Sometimes, it feels like they want the power in the parent-child relationship, and the harder we try to hold our ground, the more brazen their efforts to rock our sanity and undermine our authority.
It feels manipulative.
And when we interpret children's behavior as manipulative, there are several well-trod but unpleasant paths that we have been taught to follow in our response.
• We feel accosted, so we attack in return, with punishment, heavy disapproval, or isolation.
• We feel unappreciated, so we withdraw our warmth and willingness to connect.
• We feel we need to teach the child a lesson, so we lecture, scold, and dole out unpleasant consequences.

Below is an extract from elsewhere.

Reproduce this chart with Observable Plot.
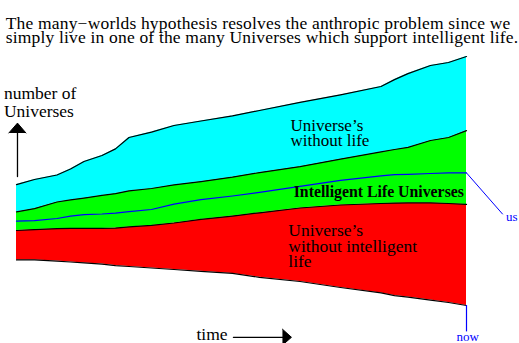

• We tighten our grip on “the controls” in the family, in an effort to stay in charge.
• We become legalistic, and hunt for further transgressions.
In short, the perception that our children are manipulative tends to send us into a highly unpleasant state of mind.
We have less fun as parents.
Our children have less fun too.
We don’t like to tighten up like this, but we’re told that our children have “asked for it,” and that we’re obligated to respond with ever more surveillance, and ever more unpleasant responses. It’s hard to know what else to do!
But, what if children don’t try to manipulate their parents at all?
What if they’re persistently reaching out for the love and connection their minds require in order to function?
Every behavior that departs from playful, flexible, enthusiastic participation in family life has a message for us about a need that, at some time or another, wasn’t met. And those needs go deep.